The explanation claims that under the new language, viable, living babies can be “allowed to die,” but it remains unclear how the change in language would enable family or health care providers to make such a decision, given the requirement that “all reasonable measures consistent with good medical practice” be taken to care for an infant born alive.
MCCL notes that the changes approved last year eliminated a requirement that medical personnel take all appropriate steps to “preserve the life and health” of an infant born alive.
Yet, DFL Rep. Tina Liebling, who authored the changes, argued at the time that the old law limited the ability of health care providers and family to make decisions on whether life-saving care is justified. “Whether life-saving care is warranted really depends on the situation,” said Liebling during floor debate on her proposed changes. “Just like at the end of life, there might be a situation where someone is terminally ill, or there is a bad accident and the chance of surviving is so low that the family decides not to proceed [with medical intervention]. There are many situations and every situation is unique. The issue here is that what care should be provided should not be decided by you or by me but by those people most closely involved, namely the person who just gave birth and their family and whoever they choose to rely on in the most difficult situations that people face.”
Such cases are extremely rare
The entire debate centers around a vanishingly small number of abortions that occur in Minnesota after what is considered the point of viability, generally considered to be 22-24 weeks for a healthy infant with full medical intervention, including months in intensive care.
Yet, abortions of a healthy baby late in pregnancy are very difficult to obtain in Minnesota, except in cases where the life or health of the mother is at serious risk.
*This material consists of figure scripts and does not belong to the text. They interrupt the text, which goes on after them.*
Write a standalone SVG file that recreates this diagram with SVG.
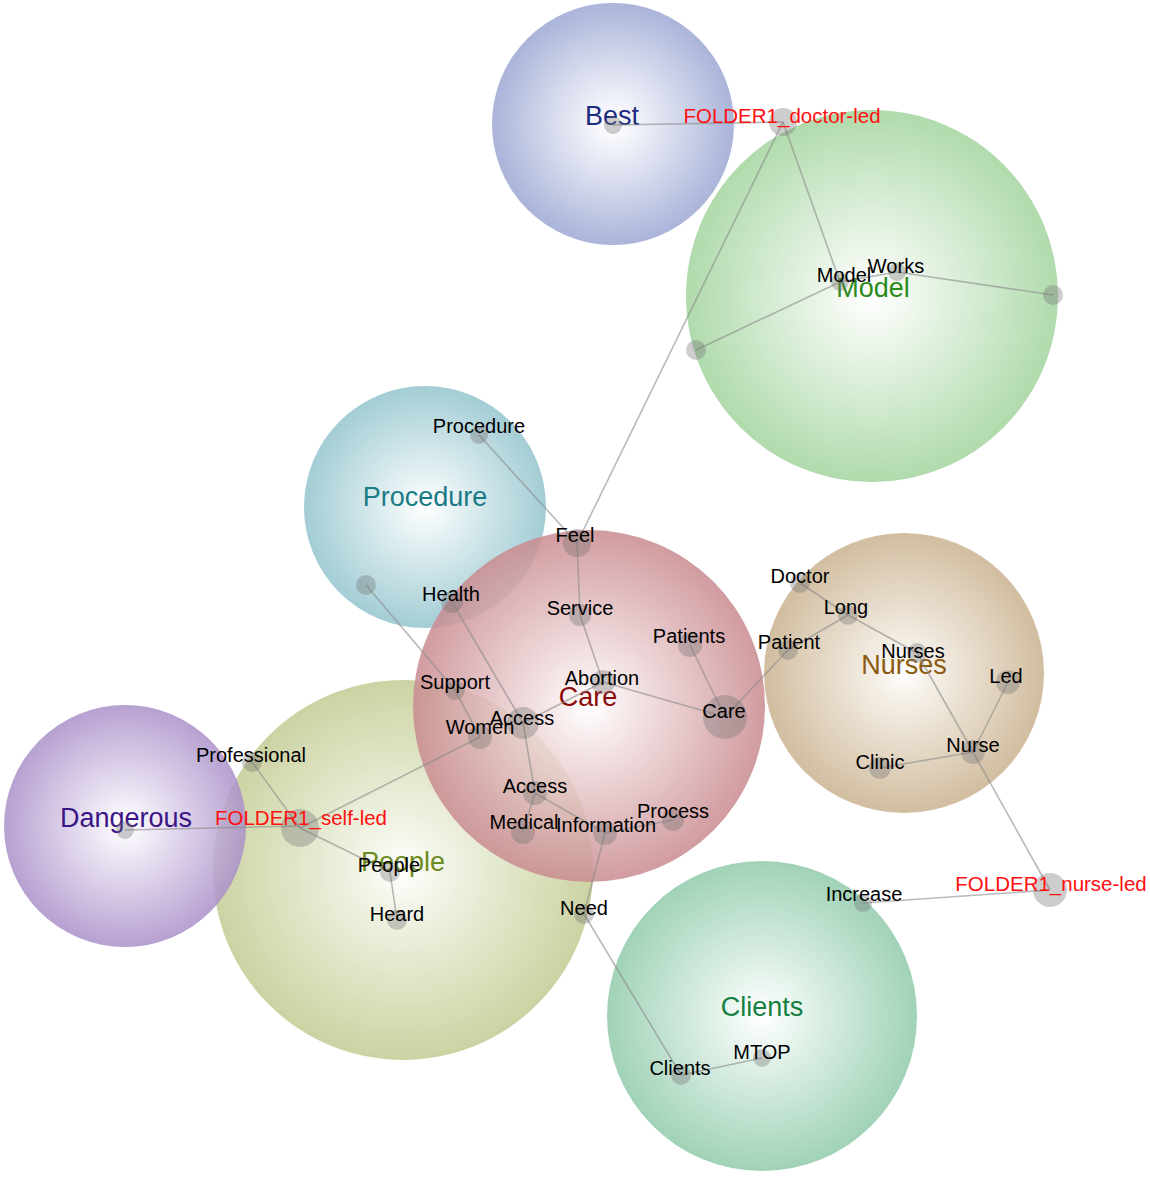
<svg xmlns="http://www.w3.org/2000/svg" width="1150" height="1177" viewBox="0 0 1150 1177">
<style>
.cl{fill-opacity:0.85}
.dot{fill:#707070;fill-opacity:0.35}
.e{stroke:#8a8a8a;stroke-opacity:0.6;stroke-width:1.6;fill:none}
.t{font-family:"Liberation Sans",Arial,sans-serif;font-size:20px;fill:#000;text-anchor:middle}
.f{font-family:"Liberation Sans",Arial,sans-serif;font-size:20.5px;fill:#ff1010;text-anchor:middle}
.c{font-family:"Liberation Sans",Arial,sans-serif;font-size:27px;text-anchor:middle}
</style>
<defs>
<radialGradient id="gBest"><stop offset="0" stop-color="#ffffff"/><stop offset="0.2" stop-color="#eef0f8"/><stop offset="1" stop-color="#9ca7d3"/></radialGradient>
<radialGradient id="gModel"><stop offset="0" stop-color="#ffffff"/><stop offset="0.2" stop-color="#eef7ec"/><stop offset="1" stop-color="#a3d49e"/></radialGradient>
<radialGradient id="gProc"><stop offset="0" stop-color="#ffffff"/><stop offset="0.2" stop-color="#e8f3f5"/><stop offset="1" stop-color="#93c4cd"/></radialGradient>
<radialGradient id="gCare"><stop offset="0" stop-color="#ffffff"/><stop offset="0.2" stop-color="#f5e6e7"/><stop offset="1" stop-color="#c98a8f"/></radialGradient>
<radialGradient id="gNurses"><stop offset="0" stop-color="#ffffff"/><stop offset="0.2" stop-color="#f3ede3"/><stop offset="1" stop-color="#c9b28f"/></radialGradient>
<radialGradient id="gPeople"><stop offset="0" stop-color="#ffffff"/><stop offset="0.2" stop-color="#f1f3e4"/><stop offset="1" stop-color="#c3cb92"/></radialGradient>
<radialGradient id="gDang"><stop offset="0" stop-color="#ffffff"/><stop offset="0.2" stop-color="#efe9f6"/><stop offset="1" stop-color="#aa90c9"/></radialGradient>
<radialGradient id="gClients"><stop offset="0" stop-color="#ffffff"/><stop offset="0.2" stop-color="#e8f5ee"/><stop offset="1" stop-color="#90caab"/></radialGradient>
</defs>
<rect width="1150" height="1177" fill="#ffffff"/>

<g id="clusters">
<g id="cluster-best"><circle class="cl" cx="613" cy="124" r="121" fill="url(#gBest)"/></g>
<g id="cluster-model"><circle class="cl" cx="872" cy="296" r="186" fill="url(#gModel)"/></g>
<g id="cluster-procedure"><circle class="cl" cx="425" cy="507" r="121" fill="url(#gProc)"/></g>
<g id="cluster-people"><circle class="cl" cx="403" cy="870" r="190" fill="url(#gPeople)"/></g>
<g id="cluster-dangerous"><circle class="cl" cx="125" cy="826" r="121" fill="url(#gDang)"/></g>
<g id="cluster-care"><circle class="cl" cx="589" cy="706" r="176" fill="url(#gCare)"/></g>
<g id="cluster-nurses"><circle class="cl" cx="904" cy="673" r="140" fill="url(#gNurses)"/></g>
<g id="cluster-clients"><circle class="cl" cx="762" cy="1016" r="155" fill="url(#gClients)"/></g>
</g>

<g id="cluster-labels">
<text class="c" x="612" y="125" fill="#1c2a80">Best</text>
<text class="c" x="873" y="297" fill="#2a8a1a">Model</text>
<text class="c" x="425" y="506" fill="#1a7a85">Procedure</text>
<text class="c" x="588" y="706" fill="#8b0a0a">Care</text>
<text class="c" x="904" y="674" fill="#8b5a10">Nurses</text>
<text class="c" x="403" y="871" fill="#6b8a20">People</text>
<text class="c" x="126" y="827" fill="#3a1585">Dangerous</text>
<text class="c" x="762" y="1016" fill="#158040">Clients</text>
</g>

<g id="connectors">
<line class="e" x1="613" y1="125" x2="783" y2="122"/>
<line class="e" x1="783" y1="122" x2="840" y2="282"/>
<line class="e" x1="783" y1="122" x2="577" y2="543"/>
<line class="e" x1="840" y1="282" x2="897" y2="272"/>
<line class="e" x1="897" y1="272" x2="1053" y2="295"/>
<line class="e" x1="840" y1="282" x2="696" y2="350"/>
<line class="e" x1="479" y1="435" x2="577" y2="543"/>
<line class="e" x1="577" y1="543" x2="580" y2="615"/>
<line class="e" x1="580" y1="615" x2="603" y2="682"/>
<line class="e" x1="603" y1="682" x2="725" y2="717"/>
<line class="e" x1="603" y1="682" x2="523" y2="723"/>
<line class="e" x1="690" y1="645" x2="725" y2="717"/>
<line class="e" x1="725" y1="717" x2="788" y2="650"/>
<line class="e" x1="788" y1="650" x2="848" y2="615"/>
<line class="e" x1="800" y1="583" x2="848" y2="615"/>
<line class="e" x1="848" y1="615" x2="917" y2="653"/>
<line class="e" x1="917" y1="653" x2="973" y2="752"/>
<line class="e" x1="1008" y1="682" x2="973" y2="752"/>
<line class="e" x1="880" y1="768" x2="973" y2="752"/>
<line class="e" x1="973" y1="752" x2="1050" y2="890"/>
<line class="e" x1="1050" y1="890" x2="863" y2="903"/>
<line class="e" x1="452" y1="602" x2="523" y2="723"/>
<line class="e" x1="366" y1="585" x2="455" y2="690"/>
<line class="e" x1="455" y1="690" x2="480" y2="737"/>
<line class="e" x1="480" y1="737" x2="300" y2="828"/>
<line class="e" x1="523" y1="723" x2="535" y2="793"/>
<line class="e" x1="535" y1="793" x2="523" y2="832"/>
<line class="e" x1="535" y1="793" x2="605" y2="833"/>
<line class="e" x1="605" y1="833" x2="673" y2="820"/>
<line class="e" x1="605" y1="833" x2="584" y2="914"/>
<line class="e" x1="584" y1="914" x2="681" y2="1075"/>
<line class="e" x1="681" y1="1075" x2="762" y2="1058"/>
<line class="e" x1="252" y1="762" x2="300" y2="828"/>
<line class="e" x1="300" y1="828" x2="390" y2="872"/>
<line class="e" x1="390" y1="872" x2="397" y2="920"/>
<line class="e" x1="125" y1="830" x2="300" y2="826"/>
</g>

<g id="nodes">
<g id="n-best"><circle class="dot" cx="613" cy="125" r="9"/></g>
<g id="n-doctor-led"><circle class="dot" cx="783" cy="122" r="14"/><text class="f" x="782" y="123">FOLDER1_doctor-led</text></g>
<g id="n-model"><circle class="dot" cx="840" cy="282" r="9"/><text class="t" x="844" y="282">Model</text></g>
<g id="n-works"><circle class="dot" cx="897" cy="272" r="9"/><text class="t" x="896" y="273">Works</text></g>
<g id="n-model-right"><circle class="dot" cx="1053" cy="295" r="10"/></g>
<g id="n-model-left"><circle class="dot" cx="696" cy="350" r="10"/></g>
<g id="n-procedure"><circle class="dot" cx="479" cy="435" r="9"/><text class="t" x="479" y="433">Procedure</text></g>
<g id="n-feel"><circle class="dot" cx="577" cy="543" r="14"/><text class="t" x="575" y="542">Feel</text></g>
<g id="n-health"><circle class="dot" cx="452" cy="602" r="11"/><text class="t" x="451" y="601">Health</text></g>
<g id="n-unlabeled"><circle class="dot" cx="366" cy="585" r="10"/></g>
<g id="n-service"><circle class="dot" cx="580" cy="615" r="11"/><text class="t" x="580" y="615">Service</text></g>
<g id="n-patients"><circle class="dot" cx="690" cy="645" r="12"/><text class="t" x="689" y="643">Patients</text></g>
<g id="n-abortion"><circle class="dot" cx="603" cy="682" r="12"/><text class="t" x="602" y="685">Abortion</text></g>
<g id="n-care"><circle class="dot" cx="725" cy="717" r="22"/><text class="t" x="724" y="718">Care</text></g>
<g id="n-support"><circle class="dot" cx="455" cy="690" r="10"/><text class="t" x="455" y="689">Support</text></g>
<g id="n-access1"><circle class="dot" cx="523" cy="723" r="16"/><text class="t" x="522" y="725">Access</text></g>
<g id="n-women"><circle class="dot" cx="480" cy="737" r="12"/><text class="t" x="480" y="734">Women</text></g>
<g id="n-access2"><circle class="dot" cx="535" cy="793" r="12"/><text class="t" x="535" y="793">Access</text></g>
<g id="n-medical"><circle class="dot" cx="523" cy="832" r="12"/><text class="t" x="524" y="829">Medical</text></g>
<g id="n-information"><circle class="dot" cx="605" cy="833" r="12"/><text class="t" x="606" y="832">Information</text></g>
<g id="n-process"><circle class="dot" cx="673" cy="820" r="11"/><text class="t" x="673" y="818">Process</text></g>
<g id="n-doctor"><circle class="dot" cx="800" cy="583" r="10"/><text class="t" x="800" y="583">Doctor</text></g>
<g id="n-long"><circle class="dot" cx="848" cy="615" r="10"/><text class="t" x="846" y="614">Long</text></g>
<g id="n-patient"><circle class="dot" cx="788" cy="650" r="10"/><text class="t" x="789" y="649">Patient</text></g>
<g id="n-nurses"><circle class="dot" cx="917" cy="653" r="10"/><text class="t" x="913" y="658">Nurses</text></g>
<g id="n-led"><circle class="dot" cx="1008" cy="682" r="12"/><text class="t" x="1006" y="683">Led</text></g>
<g id="n-nurse"><circle class="dot" cx="973" cy="752" r="12"/><text class="t" x="973" y="752">Nurse</text></g>
<g id="n-clinic"><circle class="dot" cx="880" cy="768" r="11"/><text class="t" x="880" y="769">Clinic</text></g>
<g id="n-nurse-led"><circle class="dot" cx="1050" cy="890" r="17"/><text class="f" x="1051" y="891">FOLDER1_nurse-led</text></g>
<g id="n-increase"><circle class="dot" cx="863" cy="903" r="9"/><text class="t" x="864" y="901">Increase</text></g>
<g id="n-professional"><circle class="dot" cx="252" cy="762" r="10"/><text class="t" x="251" y="762">Professional</text></g>
<g id="n-dangerous"><circle class="dot" cx="125" cy="830" r="9"/></g>
<g id="n-self-led"><circle class="dot" cx="300" cy="828" r="19"/><text class="f" x="301" y="825">FOLDER1_self-led</text></g>
<g id="n-people"><circle class="dot" cx="390" cy="872" r="10"/><text class="t" x="389" y="872">People</text></g>
<g id="n-heard"><circle class="dot" cx="397" cy="920" r="10"/><text class="t" x="397" y="921">Heard</text></g>
<g id="n-need"><circle class="dot" cx="584" cy="914" r="10"/><text class="t" x="584" y="915">Need</text></g>
<g id="n-clients"><circle class="dot" cx="681" cy="1075" r="10"/><text class="t" x="680" y="1075">Clients</text></g>
<g id="n-mtop"><circle class="dot" cx="762" cy="1058" r="9"/><text class="t" x="762" y="1059">MTOP</text></g>
</g>
</svg>
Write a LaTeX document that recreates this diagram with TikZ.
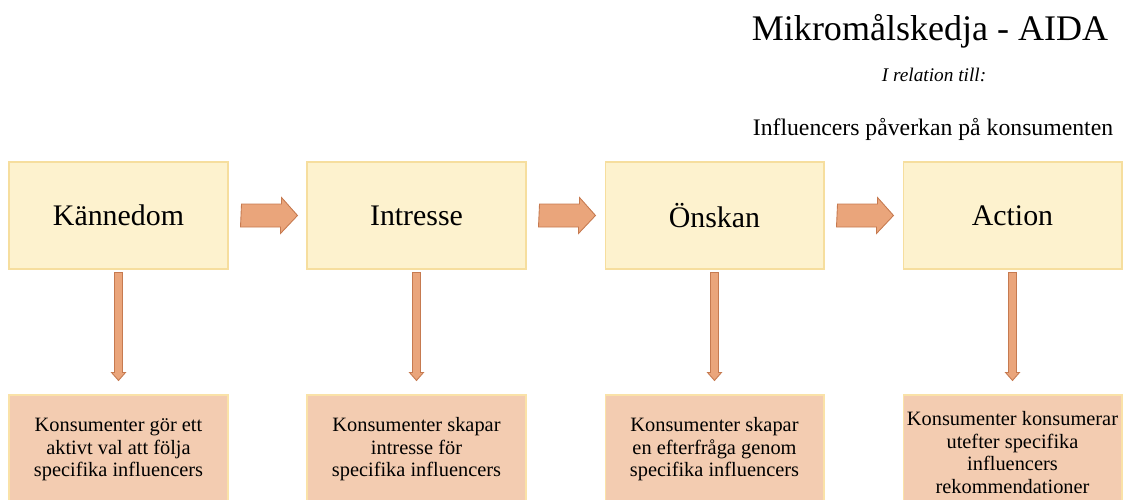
\documentclass[tikz,border=0pt]{standalone}
\usepackage{xcolor}
\usepackage{tikz}
\usetikzlibrary{calc}
\usepackage{fontspec}
\setmainfont{Liberation Serif}

\definecolor{stegfyll}{RGB}{253,242,206}
\definecolor{stegkant}{RGB}{246,222,158}
\definecolor{utfallfyll}{RGB}{243,204,177}
\definecolor{utfallkant}{RGB}{250,226,168}
\definecolor{pilfyll}{RGB}{234,165,123}
\definecolor{pilkant}{RGB}{198,122,80}

\newcommand{\hpil}[2]{\filldraw[blockpil] ($(#1.east)+(13,-11.5)$) -- ++(40,0) -- ++(0,-6.5) -- ($(#2.west)+(-9,0)$) -- ++(-17,18) -- ++(0,-6.5) -- ++(-40,0) -- cycle;}
\newcommand{\vpil}[2]{\filldraw[blockpil] ($(#1.south)+(-4,3)$) -- ++(8,0) -- ($(#2.north)+(4,-22)$) -- ++(3,0) -- ($(#2.north)+(0,-14)$) -- ++(-7,-8) -- ++(3,0) -- cycle;}

\begin{document}
\begin{tikzpicture}[x=0.02cm,
			y=-0.02cm,
			steg/.style={draw=stegkant, fill=stegfyll, line width=0.6pt, minimum width=4.38cm, minimum height=2.14cm, inner sep=0pt, font=\fontsize{17}{20}\selectfont},
			utfall/.style={draw=utfallkant, fill=utfallfyll, line width=0.6pt, minimum width=4.38cm, minimum height=2.3cm, inner sep=0pt, align=center, font=\fontsize{11.6}{12.8}\selectfont},
			blockpil/.style={draw=pilkant, fill=pilfyll, line width=0.5pt, line join=miter}]
			
			\useasboundingbox (0,0) rectangle (1123,500);
			
			\node (titel) at (930,31) {\fontsize{20.5}{24}\selectfont Mikromålskedja - AIDA};
			\node (relation) at (934,75) {\fontsize{11}{13}\selectfont\itshape I relation till:};
			\node (tema) at (933,129) {\fontsize{13.5}{16}\selectfont Influencers påverkan på konsumenten};
			
			\node[steg] (k) at (118.5,215.5) {Kännedom};
			\node[steg] (i) at (416.5,215.5) {Intresse};
			\node[steg] (o) at (714.5,215.5) {Önskan};
			\node[steg] (a) at (1012.5,215.5) {Action};
			
			\node[utfall] (kb) at (118.5,452.5) {Konsumenter gör ett\\aktivt val att följa\\specifika influencers\\[-7pt]};
			\node[utfall] (ib) at (416.5,452.5) {Konsumenter skapar\\intresse för\\specifika influencers\\[-7pt]};
			\node[utfall] (ob) at (714.5,452.5) {Konsumenter skapar\\en efterfråga genom\\specifika influencers\\[-7pt]};
			\node[utfall] (ab) at (1012.5,452.5) {Konsumenter konsumerar\\utefter specifika\\influencers\\rekommendationer};
			
			\hpil{k}{i}
			\hpil{i}{o}
			\hpil{o}{a}
			
			\vpil{k}{kb}
			\vpil{i}{ib}
			\vpil{o}{ob}
			\vpil{a}{ab}
		\end{tikzpicture}
\end{document}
Pregnancies in the so-called third trimester, considered from weeks 26-39 of a pregnancy, are almost non-existent in Minnesota. The Timberjay reviewed Minnesota Health Department data from 2018-2022 (the most recent available), and over that five-year period, a total of seven third trimester abortions were reported in the state, or an average of 1.4 per year.
Of the 50,621 abortions reported during that five-year period in Minnesota, 69 percent were performed at under nine weeks, 83 percent were performed at ten weeks or less, and 98 percent were performed at 20 weeks or less.
Given the grievous fetal abnormalities that invariably accompany abortions late in a pregnancy, Liebling argued that parents should have a right to decide how they wish to spend time with an infant that may only have hours to live outside the womb.
“If infants are going to die, should we be forced to whisk it away and have a tube shoved down its throat?” asked Liebling. “Minnesotans do not want us deciding what should happen in these very personal, very intense, and very tragic situations,” she said.